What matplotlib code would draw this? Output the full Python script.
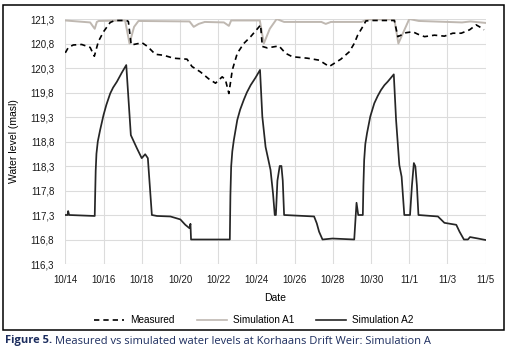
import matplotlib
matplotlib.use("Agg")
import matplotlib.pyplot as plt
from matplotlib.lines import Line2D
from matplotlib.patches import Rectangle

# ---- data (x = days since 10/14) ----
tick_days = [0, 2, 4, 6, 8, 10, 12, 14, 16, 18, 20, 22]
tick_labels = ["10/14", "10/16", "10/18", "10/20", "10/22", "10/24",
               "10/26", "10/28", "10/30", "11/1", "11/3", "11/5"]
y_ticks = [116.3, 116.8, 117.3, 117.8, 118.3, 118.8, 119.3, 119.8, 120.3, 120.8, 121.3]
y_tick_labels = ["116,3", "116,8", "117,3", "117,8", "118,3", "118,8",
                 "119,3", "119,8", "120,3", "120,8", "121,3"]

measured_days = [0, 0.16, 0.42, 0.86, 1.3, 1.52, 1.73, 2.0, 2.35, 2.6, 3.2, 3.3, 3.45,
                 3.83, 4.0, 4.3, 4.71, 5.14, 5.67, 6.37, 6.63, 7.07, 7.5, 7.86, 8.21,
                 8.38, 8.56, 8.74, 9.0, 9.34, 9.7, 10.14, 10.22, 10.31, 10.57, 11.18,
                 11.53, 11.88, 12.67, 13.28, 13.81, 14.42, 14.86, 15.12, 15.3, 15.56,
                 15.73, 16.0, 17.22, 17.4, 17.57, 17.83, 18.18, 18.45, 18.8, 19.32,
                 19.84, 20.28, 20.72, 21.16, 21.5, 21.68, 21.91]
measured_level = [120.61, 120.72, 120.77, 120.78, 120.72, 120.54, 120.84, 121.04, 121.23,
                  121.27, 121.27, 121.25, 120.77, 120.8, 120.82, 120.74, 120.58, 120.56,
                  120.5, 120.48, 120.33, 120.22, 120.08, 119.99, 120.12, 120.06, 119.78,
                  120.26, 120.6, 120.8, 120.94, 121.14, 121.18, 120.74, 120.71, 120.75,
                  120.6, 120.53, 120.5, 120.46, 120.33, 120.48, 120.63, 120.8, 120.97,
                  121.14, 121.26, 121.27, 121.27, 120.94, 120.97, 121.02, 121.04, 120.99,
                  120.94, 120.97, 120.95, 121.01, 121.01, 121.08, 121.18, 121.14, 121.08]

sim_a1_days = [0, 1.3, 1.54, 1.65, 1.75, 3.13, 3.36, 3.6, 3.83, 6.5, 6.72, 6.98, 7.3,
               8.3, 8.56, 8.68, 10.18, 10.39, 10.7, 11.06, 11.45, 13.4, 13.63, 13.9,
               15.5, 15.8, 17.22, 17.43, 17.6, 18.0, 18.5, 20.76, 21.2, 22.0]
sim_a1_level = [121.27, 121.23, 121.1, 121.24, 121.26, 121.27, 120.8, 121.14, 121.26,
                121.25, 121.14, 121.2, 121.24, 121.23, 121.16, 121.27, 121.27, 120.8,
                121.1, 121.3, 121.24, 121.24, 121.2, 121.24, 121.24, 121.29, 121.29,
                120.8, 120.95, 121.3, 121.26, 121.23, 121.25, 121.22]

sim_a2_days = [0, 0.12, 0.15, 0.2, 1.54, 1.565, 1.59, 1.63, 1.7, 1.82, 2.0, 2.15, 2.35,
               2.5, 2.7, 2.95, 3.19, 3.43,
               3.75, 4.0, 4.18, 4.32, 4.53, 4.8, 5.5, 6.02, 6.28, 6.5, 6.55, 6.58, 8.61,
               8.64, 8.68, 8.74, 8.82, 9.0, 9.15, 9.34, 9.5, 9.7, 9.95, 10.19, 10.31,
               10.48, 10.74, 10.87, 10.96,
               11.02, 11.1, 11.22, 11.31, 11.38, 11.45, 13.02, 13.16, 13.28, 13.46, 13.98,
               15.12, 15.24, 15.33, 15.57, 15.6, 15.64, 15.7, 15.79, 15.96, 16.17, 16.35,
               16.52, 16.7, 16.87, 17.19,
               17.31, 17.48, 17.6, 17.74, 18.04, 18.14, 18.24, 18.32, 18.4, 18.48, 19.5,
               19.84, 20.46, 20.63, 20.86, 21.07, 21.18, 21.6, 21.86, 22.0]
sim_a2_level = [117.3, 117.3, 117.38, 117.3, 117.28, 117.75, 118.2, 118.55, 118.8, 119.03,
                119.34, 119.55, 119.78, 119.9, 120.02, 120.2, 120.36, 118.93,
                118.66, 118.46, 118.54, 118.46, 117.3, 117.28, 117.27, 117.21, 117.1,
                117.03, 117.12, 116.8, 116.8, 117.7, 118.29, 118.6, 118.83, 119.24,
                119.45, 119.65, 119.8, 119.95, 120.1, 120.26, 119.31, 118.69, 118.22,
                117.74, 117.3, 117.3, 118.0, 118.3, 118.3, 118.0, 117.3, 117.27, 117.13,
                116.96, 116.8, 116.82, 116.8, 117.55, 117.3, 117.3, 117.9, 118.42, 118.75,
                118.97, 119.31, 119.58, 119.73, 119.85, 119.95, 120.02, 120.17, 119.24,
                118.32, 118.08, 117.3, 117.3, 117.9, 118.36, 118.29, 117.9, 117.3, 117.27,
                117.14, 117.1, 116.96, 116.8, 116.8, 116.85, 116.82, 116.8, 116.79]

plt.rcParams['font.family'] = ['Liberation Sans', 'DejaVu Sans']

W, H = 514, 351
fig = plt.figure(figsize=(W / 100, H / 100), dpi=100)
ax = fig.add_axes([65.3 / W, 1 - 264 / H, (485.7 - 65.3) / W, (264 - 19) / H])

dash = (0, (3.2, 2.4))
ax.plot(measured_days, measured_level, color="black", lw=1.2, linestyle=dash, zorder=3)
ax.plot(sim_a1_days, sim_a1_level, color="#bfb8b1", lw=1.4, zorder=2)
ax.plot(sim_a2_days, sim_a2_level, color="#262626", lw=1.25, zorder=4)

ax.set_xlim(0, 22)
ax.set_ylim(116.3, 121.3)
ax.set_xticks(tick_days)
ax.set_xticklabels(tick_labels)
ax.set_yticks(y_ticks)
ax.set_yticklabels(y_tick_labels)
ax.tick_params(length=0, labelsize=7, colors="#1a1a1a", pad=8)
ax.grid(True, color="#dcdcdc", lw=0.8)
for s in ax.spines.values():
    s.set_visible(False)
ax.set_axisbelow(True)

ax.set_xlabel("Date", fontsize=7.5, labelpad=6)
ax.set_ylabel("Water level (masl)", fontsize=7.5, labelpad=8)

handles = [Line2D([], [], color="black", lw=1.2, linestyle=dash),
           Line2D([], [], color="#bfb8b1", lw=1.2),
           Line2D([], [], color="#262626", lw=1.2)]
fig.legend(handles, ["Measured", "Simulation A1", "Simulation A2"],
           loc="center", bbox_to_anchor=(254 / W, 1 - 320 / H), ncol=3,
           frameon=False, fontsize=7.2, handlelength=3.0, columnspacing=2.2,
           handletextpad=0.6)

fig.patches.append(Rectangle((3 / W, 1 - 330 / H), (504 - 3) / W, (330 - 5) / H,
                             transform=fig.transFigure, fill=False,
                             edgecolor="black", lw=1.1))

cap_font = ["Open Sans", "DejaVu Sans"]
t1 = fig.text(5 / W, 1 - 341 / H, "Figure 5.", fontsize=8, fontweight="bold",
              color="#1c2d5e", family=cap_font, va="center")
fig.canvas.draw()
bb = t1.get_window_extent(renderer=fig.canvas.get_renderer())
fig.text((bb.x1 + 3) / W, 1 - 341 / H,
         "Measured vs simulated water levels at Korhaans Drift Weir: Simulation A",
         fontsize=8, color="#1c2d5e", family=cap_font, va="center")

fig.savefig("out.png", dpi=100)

• • • • •

▶ [GIVEN EXERCISE]: Produce an exact copy of each line of data, skipping embedded images.

▶ [FULL SOLUTION]:
What matplotlib code would draw this? Output the full Python script.
import matplotlib
matplotlib.use("Agg")
import matplotlib.pyplot as plt
from matplotlib.lines import Line2D
from matplotlib.patches import Rectangle

# ---- data (x = days since 10/14) ----
tick_days = [0, 2, 4, 6, 8, 10, 12, 14, 16, 18, 20, 22]
tick_labels = ["10/14", "10/16", "10/18", "10/20", "10/22", "10/24",
               "10/26", "10/28", "10/30", "11/1", "11/3", "11/5"]
y_ticks = [116.3, 116.8, 117.3, 117.8, 118.3, 118.8, 119.3, 119.8, 120.3, 120.8, 121.3]
y_tick_labels = ["116,3", "116,8", "117,3", "117,8", "118,3", "118,8",
                 "119,3", "119,8", "120,3", "120,8", "121,3"]

measured_days = [0, 0.16, 0.42, 0.86, 1.3, 1.52, 1.73, 2.0, 2.35, 2.6, 3.2, 3.3, 3.45,
                 3.83, 4.0, 4.3, 4.71, 5.14, 5.67, 6.37, 6.63, 7.07, 7.5, 7.86, 8.21,
                 8.38, 8.56, 8.74, 9.0, 9.34, 9.7, 10.14, 10.22, 10.31, 10.57, 11.18,
                 11.53, 11.88, 12.67, 13.28, 13.81, 14.42, 14.86, 15.12, 15.3, 15.56,
                 15.73, 16.0, 17.22, 17.4, 17.57, 17.83, 18.18, 18.45, 18.8, 19.32,
                 19.84, 20.28, 20.72, 21.16, 21.5, 21.68, 21.91]
measured_level = [120.61, 120.72, 120.77, 120.78, 120.72, 120.54, 120.84, 121.04, 121.23,
                  121.27, 121.27, 121.25, 120.77, 120.8, 120.82, 120.74, 120.58, 120.56,
                  120.5, 120.48, 120.33, 120.22, 120.08, 119.99, 120.12, 120.06, 119.78,
                  120.26, 120.6, 120.8, 120.94, 121.14, 121.18, 120.74, 120.71, 120.75,
                  120.6, 120.53, 120.5, 120.46, 120.33, 120.48, 120.63, 120.8, 120.97,
                  121.14, 121.26, 121.27, 121.27, 120.94, 120.97, 121.02, 121.04, 120.99,
                  120.94, 120.97, 120.95, 121.01, 121.01, 121.08, 121.18, 121.14, 121.08]

sim_a1_days = [0, 1.3, 1.54, 1.65, 1.75, 3.13, 3.36, 3.6, 3.83, 6.5, 6.72, 6.98, 7.3,
               8.3, 8.56, 8.68, 10.18, 10.39, 10.7, 11.06, 11.45, 13.4, 13.63, 13.9,
               15.5, 15.8, 17.22, 17.43, 17.6, 18.0, 18.5, 20.76, 21.2, 22.0]
sim_a1_level = [121.27, 121.23, 121.1, 121.24, 121.26, 121.27, 120.8, 121.14, 121.26,
                121.25, 121.14, 121.2, 121.24, 121.23, 121.16, 121.27, 121.27, 120.8,
                121.1, 121.3, 121.24, 121.24, 121.2, 121.24, 121.24, 121.29, 121.29,
                120.8, 120.95, 121.3, 121.26, 121.23, 121.25, 121.22]

sim_a2_days = [0, 0.12, 0.15, 0.2, 1.54, 1.565, 1.59, 1.63, 1.7, 1.82, 2.0, 2.15, 2.35,
               2.5, 2.7, 2.95, 3.19, 3.43,
               3.75, 4.0, 4.18, 4.32, 4.53, 4.8, 5.5, 6.02, 6.28, 6.5, 6.55, 6.58, 8.61,
               8.64, 8.68, 8.74, 8.82, 9.0, 9.15, 9.34, 9.5, 9.7, 9.95, 10.19, 10.31,
               10.48, 10.74, 10.87, 10.96,
               11.02, 11.1, 11.22, 11.31, 11.38, 11.45, 13.02, 13.16, 13.28, 13.46, 13.98,
               15.12, 15.24, 15.33, 15.57, 15.6, 15.64, 15.7, 15.79, 15.96, 16.17, 16.35,
               16.52, 16.7, 16.87, 17.19,
               17.31, 17.48, 17.6, 17.74, 18.04, 18.14, 18.24, 18.32, 18.4, 18.48, 19.5,
               19.84, 20.46, 20.63, 20.86, 21.07, 21.18, 21.6, 21.86, 22.0]
sim_a2_level = [117.3, 117.3, 117.38, 117.3, 117.28, 117.75, 118.2, 118.55, 118.8, 119.03,
                119.34, 119.55, 119.78, 119.9, 120.02, 120.2, 120.36, 118.93,
                118.66, 118.46, 118.54, 118.46, 117.3, 117.28, 117.27, 117.21, 117.1,
                117.03, 117.12, 116.8, 116.8, 117.7, 118.29, 118.6, 118.83, 119.24,
                119.45, 119.65, 119.8, 119.95, 120.1, 120.26, 119.31, 118.69, 118.22,
                117.74, 117.3, 117.3, 118.0, 118.3, 118.3, 118.0, 117.3, 117.27, 117.13,
                116.96, 116.8, 116.82, 116.8, 117.55, 117.3, 117.3, 117.9, 118.42, 118.75,
                118.97, 119.31, 119.58, 119.73, 119.85, 119.95, 120.02, 120.17, 119.24,
                118.32, 118.08, 117.3, 117.3, 117.9, 118.36, 118.29, 117.9, 117.3, 117.27,
                117.14, 117.1, 116.96, 116.8, 116.8, 116.85, 116.82, 116.8, 116.79]

plt.rcParams['font.family'] = ['Liberation Sans', 'DejaVu Sans']

W, H = 514, 351
fig = plt.figure(figsize=(W / 100, H / 100), dpi=100)
ax = fig.add_axes([65.3 / W, 1 - 264 / H, (485.7 - 65.3) / W, (264 - 19) / H])

dash = (0, (3.2, 2.4))
ax.plot(measured_days, measured_level, color="black", lw=1.2, linestyle=dash, zorder=3)
ax.plot(sim_a1_days, sim_a1_level, color="#bfb8b1", lw=1.4, zorder=2)
ax.plot(sim_a2_days, sim_a2_level, color="#262626", lw=1.25, zorder=4)

ax.set_xlim(0, 22)
ax.set_ylim(116.3, 121.3)
ax.set_xticks(tick_days)
ax.set_xticklabels(tick_labels)
ax.set_yticks(y_ticks)
ax.set_yticklabels(y_tick_labels)
ax.tick_params(length=0, labelsize=7, colors="#1a1a1a", pad=8)
ax.grid(True, color="#dcdcdc", lw=0.8)
for s in ax.spines.values():
    s.set_visible(False)
ax.set_axisbelow(True)

ax.set_xlabel("Date", fontsize=7.5, labelpad=6)
ax.set_ylabel("Water level (masl)", fontsize=7.5, labelpad=8)

handles = [Line2D([], [], color="black", lw=1.2, linestyle=dash),
           Line2D([], [], color="#bfb8b1", lw=1.2),
           Line2D([], [], color="#262626", lw=1.2)]
fig.legend(handles, ["Measured", "Simulation A1", "Simulation A2"],
           loc="center", bbox_to_anchor=(254 / W, 1 - 320 / H), ncol=3,
           frameon=False, fontsize=7.2, handlelength=3.0, columnspacing=2.2,
           handletextpad=0.6)

fig.patches.append(Rectangle((3 / W, 1 - 330 / H), (504 - 3) / W, (330 - 5) / H,
                             transform=fig.transFigure, fill=False,
                             edgecolor="black", lw=1.1))

cap_font = ["Open Sans", "DejaVu Sans"]
t1 = fig.text(5 / W, 1 - 341 / H, "Figure 5.", fontsize=8, fontweight="bold",
              color="#1c2d5e", family=cap_font, va="center")
fig.canvas.draw()
bb = t1.get_window_extent(renderer=fig.canvas.get_renderer())
fig.text((bb.x1 + 3) / W, 1 - 341 / H,
         "Measured vs simulated water levels at Korhaans Drift Weir: Simulation A",
         fontsize=8, color="#1c2d5e", family=cap_font, va="center")

fig.savefig("out.png", dpi=100)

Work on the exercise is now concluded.